There’s something deeply uncomfortable about this joke. Is the item “funny” not just because these are not the kinds of places you’d expect to see a Deliveroo jacket, but because these are not the kinds of people you’d expect to see wearing one? Dr Malcolm Barnard has published several books on fashion, and is senior lecturer in visual culture at Loughborough University. When I speak with him about the trend, he reminds me that “irony is a luxury that the guys on zero hour contracts cannot afford”, adding “if these garments are worn by affluent people… then it is very easy to argue those people are ethically and morally delinquent.”

So is this a case of good, old-fashioned class mockery? Are the trend’s participants socially removed from the Deliveroo employees? Luke, who saw several Deliveroo jackets on display at Parklife Festival in Manchester, thinks otherwise. “It’s hard to pin point exactly what kind of people wore them,” he tells me, “but I’d say working class students if anything. I spoke to a couple of them and they were talking about how they used to work for Deliveroo before keeping the jacket.”

The people I spoke to mostly consider themselves working class. Ceilidh, who says she has friends that work for Deliveroo, tells me, “Nobody likes work, but you’re actively choosing to wear something that you would wear to work. It’s just silly, which makes it all the more fun in my opinion.” In her eyes, the joke is on capitalism, not low-wage workers themselves – but she does admit that “a lot of rich kids have jumped on the bandwagon”, which spoils the fun. Barnard points out that with trends like these it’s interesting to note “the ‘direction’ in which appropriation happens”. In this case, appropriation may be moving within class lines.

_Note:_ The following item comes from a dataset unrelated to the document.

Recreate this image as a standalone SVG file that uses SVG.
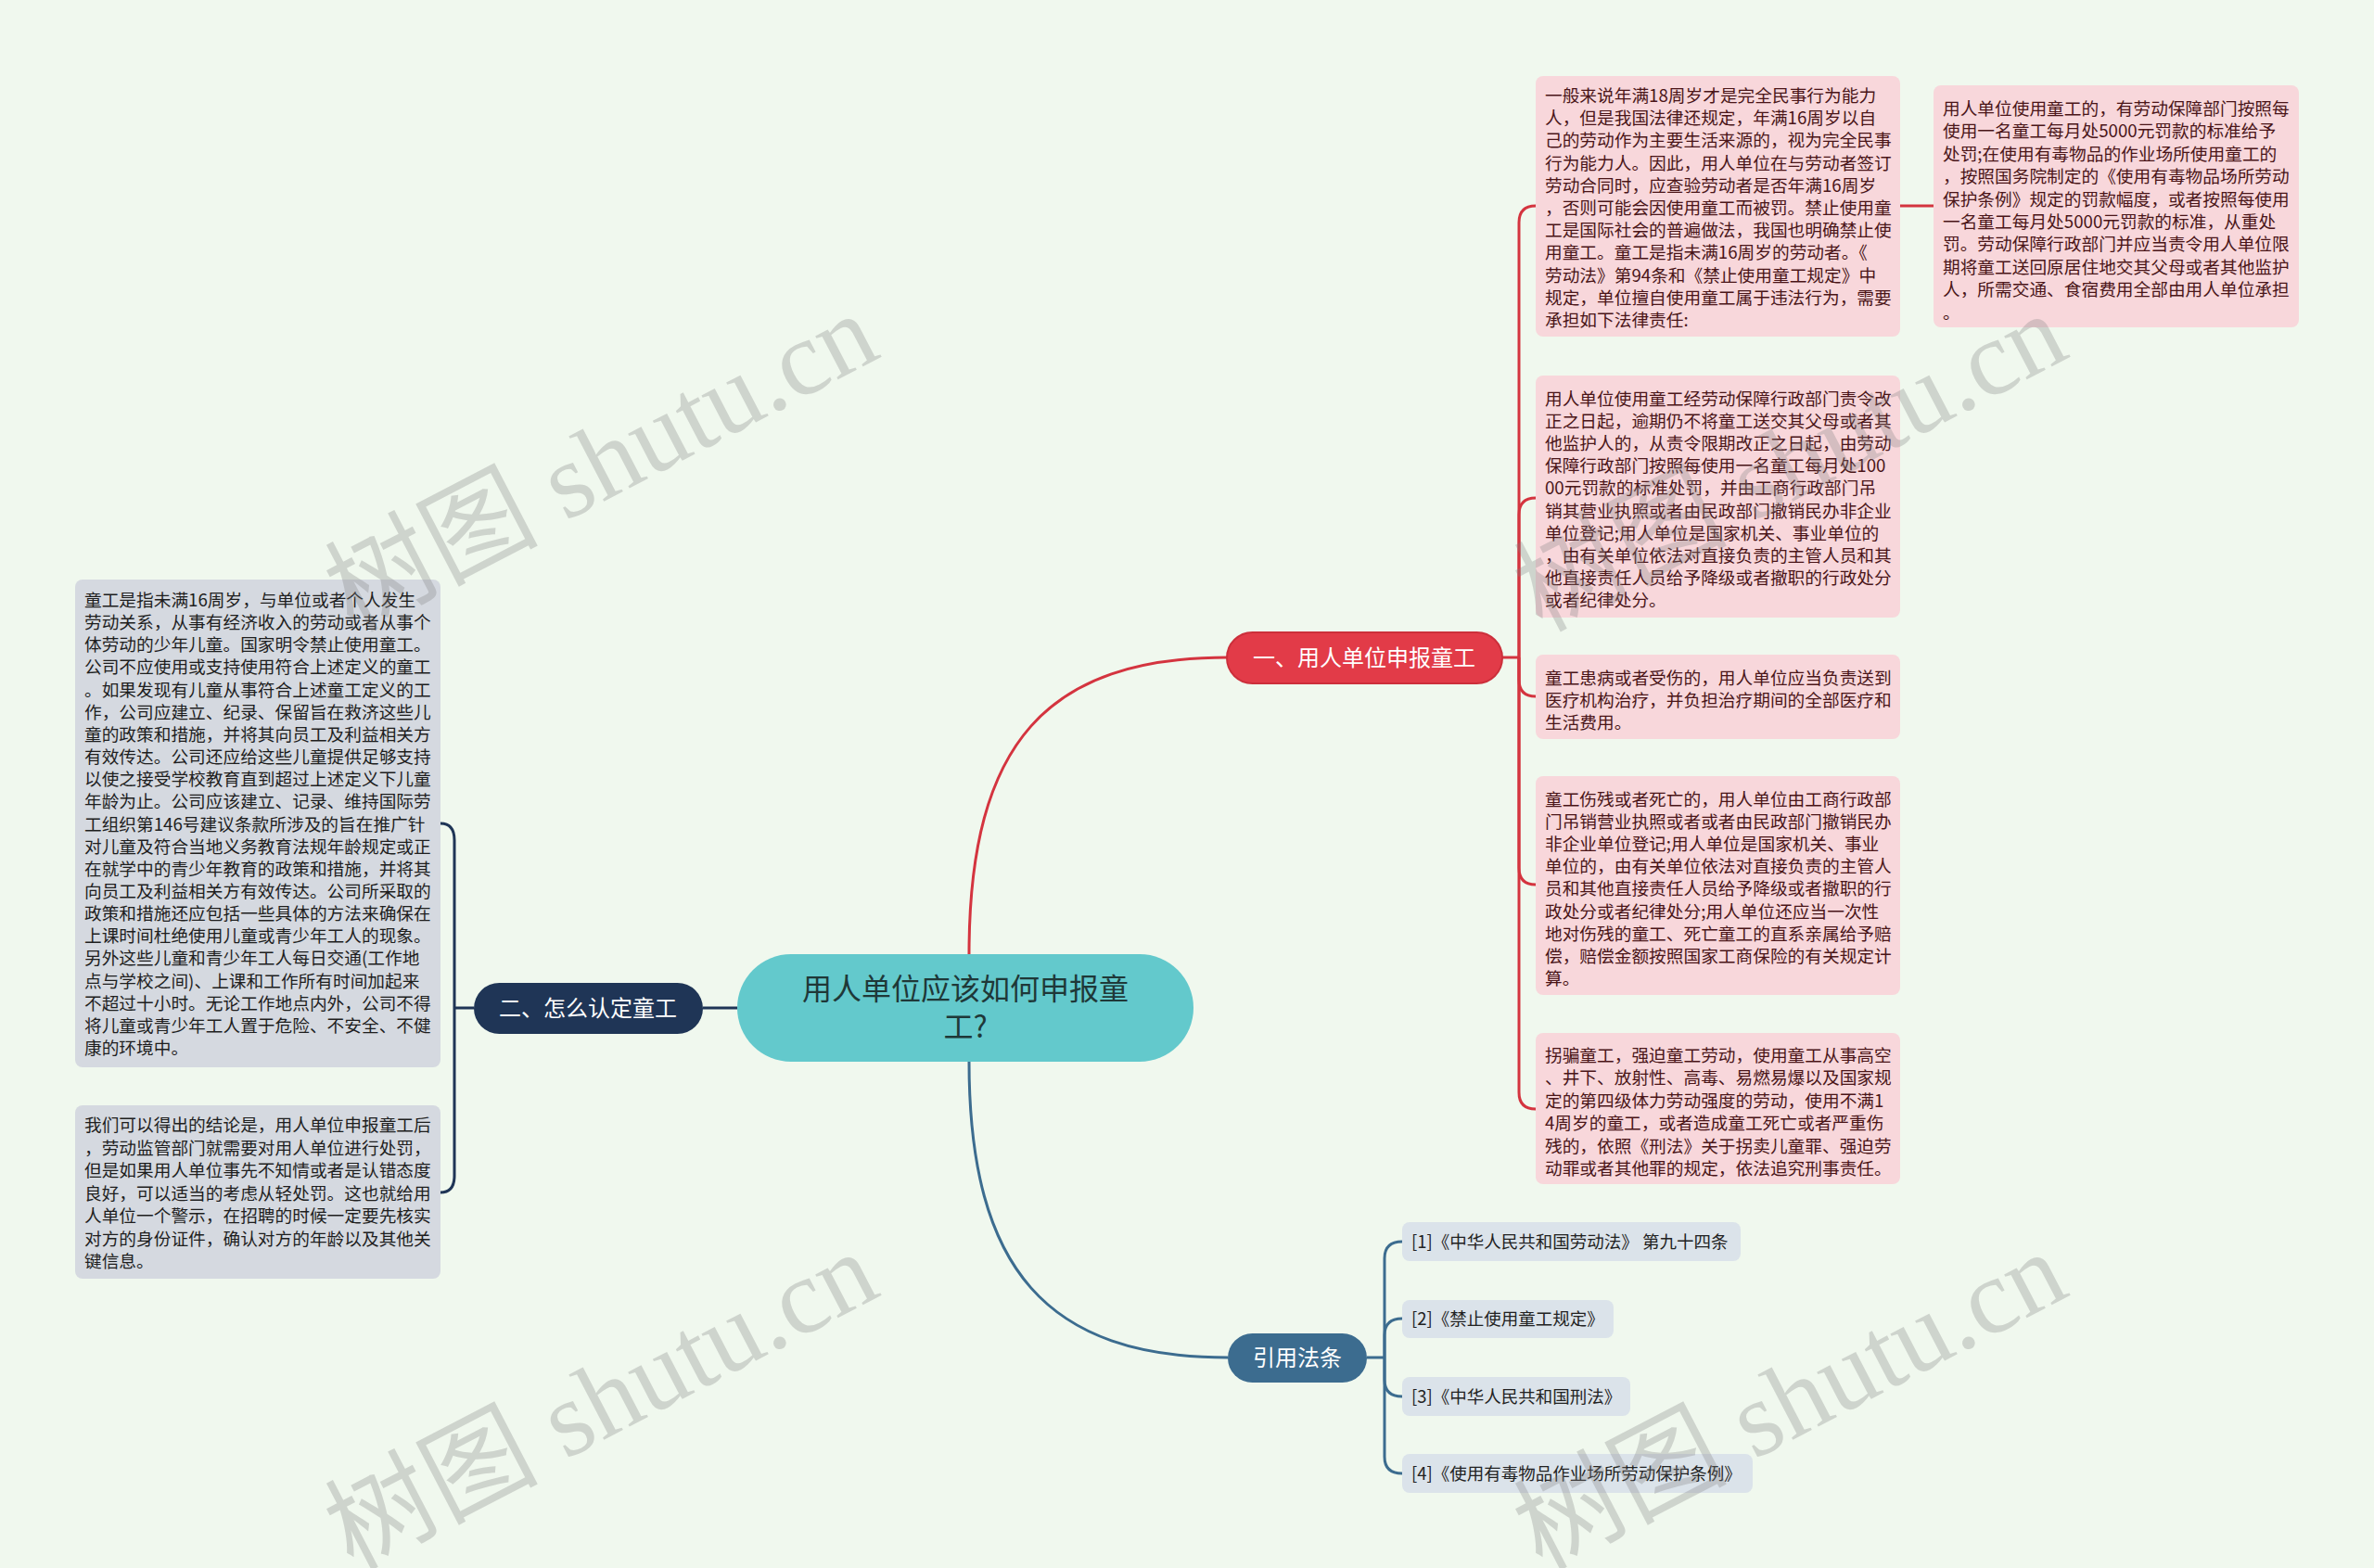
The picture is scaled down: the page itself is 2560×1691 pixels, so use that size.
<svg xmlns="http://www.w3.org/2000/svg" width="2560" height="1691" viewBox="0 0 2560 1691">
<style>
.t{font-family:"Noto Sans CJK SC","Noto Sans",sans-serif;}
.pk{fill:#f8d7db;}
.pt{font-size:18.7px;fill:#4a1518;}
.gy{fill:#d5d9e0;}
.gt{font-size:18.7px;fill:#1e1e1e;}
.rf{fill:#dbe3ea;}
.rt{font-size:18.5px;fill:#222;}
.bt{font-size:24px;fill:#fff;text-anchor:middle;}
.cr{fill:none;stroke:#d4343f;stroke-width:3;}
.cn{fill:none;stroke:#1f3556;stroke-width:3;}
.cb{fill:none;stroke:#3c6c8f;stroke-width:3;}
.wm{font-family:"Liberation Serif","Noto Sans CJK SC",serif;font-size:115px;fill:#808080;fill-opacity:0.3;}
</style>
<rect width="2560" height="1691" fill="#f0f8ee"/>

<g id="connectors">
<path class="cr" d="M1045,1029 C1045,800 1130,709 1324,709"/>
<path class="cb" d="M1045,1145 C1045,1370 1130,1464 1324,1464"/>
<path class="cn" d="M795,1087 H758"/>
<path class="cr" d="M1620,709 H1638"/>
<path class="cr" d="M1638,709 V240 Q1638,222 1656,222"/>
<path class="cr" d="M1638,709 V555 Q1638,537 1656,537"/>
<path class="cr" d="M1638,709 V733 Q1638,751 1656,751"/>
<path class="cr" d="M1638,709 V936 Q1638,954 1656,954"/>
<path class="cr" d="M1638,709 V1178 Q1638,1196 1656,1196"/>
<path class="cr" d="M2049,222 H2085"/>
<path class="cn" d="M511,1087 H490"/>
<path class="cn" d="M490,1087 V906 Q490,888 475,888"/>
<path class="cn" d="M490,1087 V1268 Q490,1286 475,1286"/>
<path class="cb" d="M1474,1464 H1493"/>
<path class="cb" d="M1493,1464 V1357 Q1493,1339 1512,1339"/>
<path class="cb" d="M1493,1464 V1440 Q1493,1422 1512,1422"/>
<path class="cb" d="M1493,1464 V1488 Q1493,1506 1512,1506"/>
<path class="cb" d="M1493,1464 V1571 Q1493,1589 1512,1589"/>
</g>

<g id="center">
<rect x="795" y="1029" width="492" height="116" rx="58" fill="#63c9cc"/>
<text class="t" font-size="32" fill="#1f3838" text-anchor="middle"><tspan x="1041" y="1078">用人单位应该如何申报童</tspan><tspan x="1041" y="1119">工?</tspan></text>
</g>

<g id="branch1">
<rect x="1323" y="682" width="297" height="55" rx="27.5" fill="#e23b48" stroke="#cc2f3b" stroke-width="2"/>
<text class="t bt" x="1471" y="718">一、用人单位申报童工</text>
</g>

<g id="branch2">
<rect x="511" y="1060" width="247" height="55" rx="27.5" fill="#1f3556"/>
<text class="t bt" x="634" y="1096">二、怎么认定童工</text>
</g>

<g id="branch3">
<rect x="1324" y="1438" width="150" height="53" rx="26.5" fill="#3c6c8f"/>
<text class="t bt" x="1399" y="1473">引用法条</text>
</g>

<g id="p1">
<rect class="pk" x="1656" y="82" width="393" height="281" rx="8"/>
<text class="t pt"><tspan x="1666" y="110">一般来说年满18周岁才是完全民事行为能力</tspan><tspan x="1666" y="134">人，但是我国法律还规定，年满16周岁以自</tspan><tspan x="1666" y="158">己的劳动作为主要生活来源的，视为完全民事</tspan><tspan x="1666" y="183">行为能力人。因此，用人单位在与劳动者签订</tspan><tspan x="1666" y="207">劳动合同时，应查验劳动者是否年满16周岁</tspan><tspan x="1666" y="231">，否则可能会因使用童工而被罚。禁止使用童</tspan><tspan x="1666" y="255">工是国际社会的普遍做法，我国也明确禁止使</tspan><tspan x="1666" y="279">用童工。童工是指未满16周岁的劳动者。《</tspan><tspan x="1666" y="304">劳动法》第94条和《禁止使用童工规定》中</tspan><tspan x="1666" y="328">规定，单位擅自使用童工属于违法行为，需要</tspan><tspan x="1666" y="352">承担如下法律责任:</tspan></text>
</g>

<g id="p1a">
<rect class="pk" x="2085" y="92" width="394" height="261" rx="8"/>
<text class="t pt"><tspan x="2095" y="124">用人单位使用童工的，有劳动保障部门按照每</tspan><tspan x="2095" y="148">使用一名童工每月处5000元罚款的标准给予</tspan><tspan x="2095" y="173">处罚;在使用有毒物品的作业场所使用童工的</tspan><tspan x="2095" y="197">，按照国务院制定的《使用有毒物品场所劳动</tspan><tspan x="2095" y="222">保护条例》规定的罚款幅度，或者按照每使用</tspan><tspan x="2095" y="246">一名童工每月处5000元罚款的标准，从重处</tspan><tspan x="2095" y="270">罚。劳动保障行政部门并应当责令用人单位限</tspan><tspan x="2095" y="295">期将童工送回原居住地交其父母或者其他监护</tspan><tspan x="2095" y="319">人，所需交通、食宿费用全部由用人单位承担</tspan><tspan x="2095" y="344">。</tspan></text>
</g>

<g id="p2">
<rect class="pk" x="1656" y="405" width="393" height="261" rx="8"/>
<text class="t pt"><tspan x="1666" y="437">用人单位使用童工经劳动保障行政部门责令改</tspan><tspan x="1666" y="461">正之日起，逾期仍不将童工送交其父母或者其</tspan><tspan x="1666" y="485">他监护人的，从责令限期改正之日起，由劳动</tspan><tspan x="1666" y="509">保障行政部门按照每使用一名童工每月处100</tspan><tspan x="1666" y="533">00元罚款的标准处罚，并由工商行政部门吊</tspan><tspan x="1666" y="558">销其营业执照或者由民政部门撤销民办非企业</tspan><tspan x="1666" y="582">单位登记;用人单位是国家机关、事业单位的</tspan><tspan x="1666" y="606">，由有关单位依法对直接负责的主管人员和其</tspan><tspan x="1666" y="630">他直接责任人员给予降级或者撤职的行政处分</tspan><tspan x="1666" y="654">或者纪律处分。</tspan></text>
</g>

<g id="p3">
<rect class="pk" x="1656" y="706" width="393" height="91" rx="8"/>
<text class="t pt"><tspan x="1666" y="738">童工患病或者受伤的，用人单位应当负责送到</tspan><tspan x="1666" y="762">医疗机构治疗，并负担治疗期间的全部医疗和</tspan><tspan x="1666" y="786">生活费用。</tspan></text>
</g>

<g id="p4">
<rect class="pk" x="1656" y="837" width="393" height="236" rx="8"/>
<text class="t pt"><tspan x="1666" y="869">童工伤残或者死亡的，用人单位由工商行政部</tspan><tspan x="1666" y="893">门吊销营业执照或者或者由民政部门撤销民办</tspan><tspan x="1666" y="917">非企业单位登记;用人单位是国家机关、事业</tspan><tspan x="1666" y="941">单位的，由有关单位依法对直接负责的主管人</tspan><tspan x="1666" y="965">员和其他直接责任人员给予降级或者撤职的行</tspan><tspan x="1666" y="990">政处分或者纪律处分;用人单位还应当一次性</tspan><tspan x="1666" y="1014">地对伤残的童工、死亡童工的直系亲属给予赔</tspan><tspan x="1666" y="1038">偿，赔偿金额按照国家工商保险的有关规定计</tspan><tspan x="1666" y="1062">算。</tspan></text>
</g>

<g id="p5">
<rect class="pk" x="1656" y="1114" width="393" height="163" rx="8"/>
<text class="t pt"><tspan x="1666" y="1145">拐骗童工，强迫童工劳动，使用童工从事高空</tspan><tspan x="1666" y="1169">、井下、放射性、高毒、易燃易爆以及国家规</tspan><tspan x="1666" y="1194">定的第四级体力劳动强度的劳动，使用不满1</tspan><tspan x="1666" y="1218">4周岁的童工，或者造成童工死亡或者严重伤</tspan><tspan x="1666" y="1243">残的，依照《刑法》关于拐卖儿童罪、强迫劳</tspan><tspan x="1666" y="1267">动罪或者其他罪的规定，依法追究刑事责任。</tspan></text>
</g>

<g id="g1">
<rect class="gy" x="81" y="625" width="394" height="526" rx="8"/>
<text class="t gt"><tspan x="91" y="654">童工是指未满16周岁，与单位或者个人发生</tspan><tspan x="91" y="678">劳动关系，从事有经济收入的劳动或者从事个</tspan><tspan x="91" y="702">体劳动的少年儿童。国家明令禁止使用童工。</tspan><tspan x="91" y="726">公司不应使用或支持使用符合上述定义的童工</tspan><tspan x="91" y="751">。如果发现有儿童从事符合上述童工定义的工</tspan><tspan x="91" y="775">作，公司应建立、纪录、保留旨在救济这些儿</tspan><tspan x="91" y="799">童的政策和措施，并将其向员工及利益相关方</tspan><tspan x="91" y="823">有效传达。公司还应给这些儿童提供足够支持</tspan><tspan x="91" y="847">以使之接受学校教育直到超过上述定义下儿童</tspan><tspan x="91" y="871">年龄为止。公司应该建立、记录、维持国际劳</tspan><tspan x="91" y="896">工组织第146号建议条款所涉及的旨在推广针</tspan><tspan x="91" y="920">对儿童及符合当地义务教育法规年龄规定或正</tspan><tspan x="91" y="944">在就学中的青少年教育的政策和措施，并将其</tspan><tspan x="91" y="968">向员工及利益相关方有效传达。公司所采取的</tspan><tspan x="91" y="992">政策和措施还应包括一些具体的方法来确保在</tspan><tspan x="91" y="1016">上课时间杜绝使用儿童或青少年工人的现象。</tspan><tspan x="91" y="1040">另外这些儿童和青少年工人每日交通(工作地</tspan><tspan x="91" y="1065">点与学校之间)、上课和工作所有时间加起来</tspan><tspan x="91" y="1089">不超过十小时。无论工作地点内外，公司不得</tspan><tspan x="91" y="1113">将儿童或青少年工人置于危险、不安全、不健</tspan><tspan x="91" y="1137">康的环境中。</tspan></text>
</g>

<g id="g2">
<rect class="gy" x="81" y="1192" width="394" height="187" rx="8"/>
<text class="t gt"><tspan x="91" y="1220">我们可以得出的结论是，用人单位申报童工后</tspan><tspan x="91" y="1245">，劳动监管部门就需要对用人单位进行处罚，</tspan><tspan x="91" y="1269">但是如果用人单位事先不知情或者是认错态度</tspan><tspan x="91" y="1294">良好，可以适当的考虑从轻处罚。这也就给用</tspan><tspan x="91" y="1318">人单位一个警示，在招聘的时候一定要先核实</tspan><tspan x="91" y="1343">对方的身份证件，确认对方的年龄以及其他关</tspan><tspan x="91" y="1367">键信息。</tspan></text>
</g>

<g id="r1">
<rect class="rf" x="1512" y="1318" width="365" height="42" rx="8"/>
<text class="t rt" x="1522" y="1346">[1]《中华人民共和国劳动法》 第九十四条</text>
</g>
<g id="r2">
<rect class="rf" x="1512" y="1402" width="228" height="41" rx="8"/>
<text class="t rt" x="1522" y="1429">[2]《禁止使用童工规定》</text>
</g>
<g id="r3">
<rect class="rf" x="1512" y="1485" width="246" height="42" rx="8"/>
<text class="t rt" x="1522" y="1513">[3]《中华人民共和国刑法》</text>
</g>
<g id="r4">
<rect class="rf" x="1512" y="1568" width="378" height="42" rx="8"/>
<text class="t rt" x="1522" y="1596">[4]《使用有毒物品作业场所劳动保护条例》</text>
</g>

<g id="watermarks">
<text class="wm" transform="translate(380,682) rotate(-27.5)">树图 shutu.cn</text>
<text class="wm" transform="translate(1662,682) rotate(-27.5)">树图 shutu.cn</text>
<text class="wm" transform="translate(380,1694) rotate(-27.5)">树图 shutu.cn</text>
<text class="wm" transform="translate(1662,1694) rotate(-27.5)">树图 shutu.cn</text>
</g>
</svg>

That doesn’t mean there’s no cause for criticism. When I speak with Tom, a former Deliveroo employee, about the supposed irony of the burgeoning trend, he is sceptical. “It’s funny to see people using something I used to dread putting on as a genuine fashion statement,” he says. “It’s funny how perspective can change your opinion.”

Ultimately, even if those people sporting the Deliveroo jacket as an accessory aren’t rolling in advances from the Bank of Mum and Dad, what separates the festival-goer from the courier is the luxury of choice. Or, as Barnard recognises “the notion of choice is, of course, what distinguishes fashion from non-fashion, determines whether the use is a joke or not, and for whom it is a joke or not.”